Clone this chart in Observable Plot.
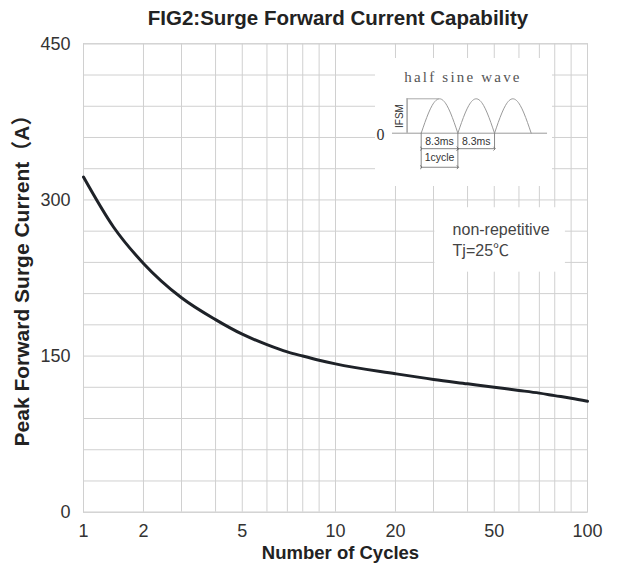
<!DOCTYPE html>
<html><head><meta charset="utf-8">
<script src="https://cdn.jsdelivr.net/npm/d3@7"></script>
<script src="https://cdn.jsdelivr.net/npm/@observablehq/plot@0.6"></script>
<style>
body{margin:0;background:#fff;}
#wrap{position:relative;width:626px;height:567px;font-family:"Liberation Sans",Arial,sans-serif;}
#title{height:34px;line-height:36px;font-size:20.5px;font-weight:bold;color:#222;text-align:center;padding-left:50px;box-sizing:border-box;white-space:nowrap;}
#inset{position:absolute;left:375px;top:58px;}
</style></head><body>
<div id="wrap"><div id="title"></div><div id="chart"></div><div id="inset"></div></div>
<script>
// ---- text ----
const titleText = "FIG2:Surge Forward Current Capability";
const xLabel = "Number of Cycles";
const yLabel = "Peak Forward Surge Current（A）";
const noteLines = ["non-repetitive", "Tj=25℃"];
const insetTitle = "half sine wave";

// ---- curve ----
const cycles  = [1, 1.5, 2, 3, 4, 5, 6, 7, 8, 9, 10, 20, 30, 40, 50, 60, 70, 80, 90, 100];
const current = [322, 274, 239, 206, 185, 171, 161, 154, 150, 146, 142.5, 133, 127.5, 123.3, 120, 117, 114.4, 112, 109.5, 106.6];

// ---- axes ----
const xTickLabels = [1, 2, 5, 10, 20, 50, 100];
const yTickLabels = [0, 150, 300, 450];
const xGrid = [1, 2, 3, 4, 5, 6, 7, 8, 9, 10, 20, 30, 40, 50, 60, 70, 80, 90, 100];
const yGrid = [0, 30, 60, 90, 120, 150, 180, 210, 240, 270, 300, 330, 360, 390, 420, 450];
// axis calibration of the original chart's cycle scale: where each grid value sits (fraction of axis length)
const xGridFrac = [0, 0.119, 0.1945, 0.262, 0.315, 0.364, 0.4045, 0.435, 0.4675, 0.5,
                   0.619, 0.6945, 0.762, 0.815, 0.864, 0.9045, 0.935, 0.9675, 1];

// ---- annotation box (data coords) ----
const noteBox = [{x1: 30.4, x2: 86.5, y1: 230.6, y2: 292.5}];
const noteX = 35.6;
const noteY = [271.3, 251.4];

// ---- inset diagram (ms / relative amplitude) ----
const halfPeriod = 8.3;
const sineFrac = [0, 0.1, 0.2, 0.3, 0.4, 0.5, 0.6, 0.7, 0.8, 0.9, 1];
const sineVal  = [0, 0.309, 0.588, 0.809, 0.951, 1, 0.951, 0.809, 0.588, 0.309, 0];
const archIndex = [0, 1, 2];
const dimLines = [
  {x1: 0, x2: 8.3, y: -0.45},
  {x1: 8.3, x2: 16.6, y: -0.45},
  {x1: 0, x2: 8.3, y: -0.99}
];
const dimLabels = [
  {x: 4.15, y: -0.24, t: "8.3ms"},
  {x: 12.45, y: -0.24, t: "8.3ms"},
  {x: 4.15, y: -0.71, t: "1cycle"}
];

document.getElementById("title").textContent = titleText;

const font = "'Liberation Sans', Arial, 'Noto Sans CJK SC', sans-serif";
const gridColor = "#d0d0d0";
const W = 626, H = 533;
const mL = 83, mR = 39, mT = 9.3, mB = 55.3;
const xRange = xGridFrac.map(f => mL + f * (W - mL - mR));
const curveData = cycles.map((c, i) => ({c, v: current[i]}));

const chart = Plot.plot({
  width: W, height: H,
  marginLeft: mL, marginRight: mR, marginTop: mT, marginBottom: mB,
  style: {fontFamily: font, fontSize: "18px", color: "#333", background: "#fff"},
  x: {type: "linear", domain: xGrid, range: xRange},
  y: {domain: [0, 450]},
  marks: [
    Plot.ruleX(xGrid, {stroke: gridColor, strokeWidth: 1}),
    Plot.ruleY(yGrid, {stroke: gridColor, strokeWidth: 1}),
    Plot.frame({stroke: gridColor}),
    Plot.rect(noteBox, {x1: "x1", x2: "x2", y1: "y1", y2: "y2", fill: "#fff"}),
    Plot.text(noteLines, {x: () => noteX, y: (d, i) => noteY[i], text: d => d, textAnchor: "start",
      fontSize: 16, fill: "#444"}),
    Plot.line(curveData, {x: "c", y: "v", curve: "monotone-x", stroke: "#1e2228", strokeWidth: 3}),
    Plot.axisX({ticks: xTickLabels, tickSize: 0, tickPadding: 12, label: null, fontSize: 18, fill: "#333"}),
    Plot.axisY({ticks: yTickLabels, tickSize: 0, tickPadding: 13, label: null, fontSize: 18, fill: "#333"}),
    Plot.text([xLabel], {frameAnchor: "bottom", lineAnchor: "middle", dx: 5, dy: 41.3, fontWeight: "bold", fontSize: 18.5, fill: "#222"}),
    Plot.text([yLabel], {frameAnchor: "left", textAnchor: "middle", lineAnchor: "middle", rotate: -90, dx: -61, dy: -2.5,
      fontWeight: "bold", fontSize: 21, fill: "#222"})
  ]
});
document.getElementById("chart").appendChild(chart);

// ---- inset ----
const arches = archIndex.flatMap(k => sineFrac.map((f, i) => ({k, t: (k + f) * halfPeriod, a: sineVal[i]})));
const inset = Plot.plot({
  width: 177, height: 128,
  marginLeft: 45.7, marginRight: 21.3, marginTop: 40.3, marginBottom: 53.3,
  style: {fontFamily: font, background: "#fff", color: "#333", overflow: "visible"},
  x: {domain: [0, 3 * halfPeriod]},
  y: {domain: [0, 1]},
  axis: null,
  marks: [
    Plot.ruleY([0], {x1: -6.5, x2: 28.6, stroke: "#9a9a9a"}),
    Plot.line(arches, {x: "t", y: "a", z: "k", curve: "natural", stroke: "#9a9a9a", strokeWidth: 1}),
    Plot.ruleX([-3.2], {y1: 0, y2: 1, stroke: "#777"}),
    Plot.ruleY([1], {x1: -3.2, x2: halfPeriod / 2, stroke: "#aaa"}),
    Plot.text(["IFSM"], {x: () => -4.9, y: () => 0.5, rotate: -90, fontSize: 10, fill: "#333"}),
    Plot.text(["0"], {x: () => -9.2, y: () => -0.05, fontSize: 16, fontFamily: "'Liberation Serif', serif", fill: "#333"}),
    Plot.text([insetTitle], {x: () => 9.46, y: () => 1.62, fontSize: 15, fontFamily: "'Liberation Serif', serif", fill: "#555"}),
    Plot.ruleX([0, halfPeriod], {y1: 0, y2: -1.03, stroke: "#888"}),
    Plot.ruleX([2 * halfPeriod], {y1: 0, y2: -0.47, stroke: "#888"}),
    Plot.link(dimLines, {x1: "x1", x2: "x2", y1: "y", y2: "y", markerStart: "arrow", markerEnd: "arrow", stroke: "#666", strokeWidth: 0.8}),
    Plot.text(dimLabels, {x: "x", y: "y", text: "t", fontSize: 10.5, fill: "#333"})
  ]
});
inset.querySelectorAll("text").forEach(t => {
  if (t.textContent === insetTitle) t.style.letterSpacing = "2.2px";
});
document.getElementById("inset").appendChild(inset);
</script>
</body></html>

Work to be completed
Without the pictures, please reproduce each line of the listing above exactly, from the first one through the line bearing "0.619, 0.6945, 0.762, 0.815, 0.864, 0.9045, 0.935, 0.9675, 1];".

Task solution
Clone this chart in Observable Plot.
<!DOCTYPE html>
<html><head><meta charset="utf-8">
<script src="https://cdn.jsdelivr.net/npm/d3@7"></script>
<script src="https://cdn.jsdelivr.net/npm/@observablehq/plot@0.6"></script>
<style>
body{margin:0;background:#fff;}
#wrap{position:relative;width:626px;height:567px;font-family:"Liberation Sans",Arial,sans-serif;}
#title{height:34px;line-height:36px;font-size:20.5px;font-weight:bold;color:#222;text-align:center;padding-left:50px;box-sizing:border-box;white-space:nowrap;}
#inset{position:absolute;left:375px;top:58px;}
</style></head><body>
<div id="wrap"><div id="title"></div><div id="chart"></div><div id="inset"></div></div>
<script>
// ---- text ----
const titleText = "FIG2:Surge Forward Current Capability";
const xLabel = "Number of Cycles";
const yLabel = "Peak Forward Surge Current（A）";
const noteLines = ["non-repetitive", "Tj=25℃"];
const insetTitle = "half sine wave";

// ---- curve ----
const cycles  = [1, 1.5, 2, 3, 4, 5, 6, 7, 8, 9, 10, 20, 30, 40, 50, 60, 70, 80, 90, 100];
const current = [322, 274, 239, 206, 185, 171, 161, 154, 150, 146, 142.5, 133, 127.5, 123.3, 120, 117, 114.4, 112, 109.5, 106.6];

// ---- axes ----
const xTickLabels = [1, 2, 5, 10, 20, 50, 100];
const yTickLabels = [0, 150, 300, 450];
const xGrid = [1, 2, 3, 4, 5, 6, 7, 8, 9, 10, 20, 30, 40, 50, 60, 70, 80, 90, 100];
const yGrid = [0, 30, 60, 90, 120, 150, 180, 210, 240, 270, 300, 330, 360, 390, 420, 450];
// axis calibration of the original chart's cycle scale: where each grid value sits (fraction of axis length)
const xGridFrac = [0, 0.119, 0.1945, 0.262, 0.315, 0.364, 0.4045, 0.435, 0.4675, 0.5,
                   0.619, 0.6945, 0.762, 0.815, 0.864, 0.9045, 0.935, 0.9675, 1];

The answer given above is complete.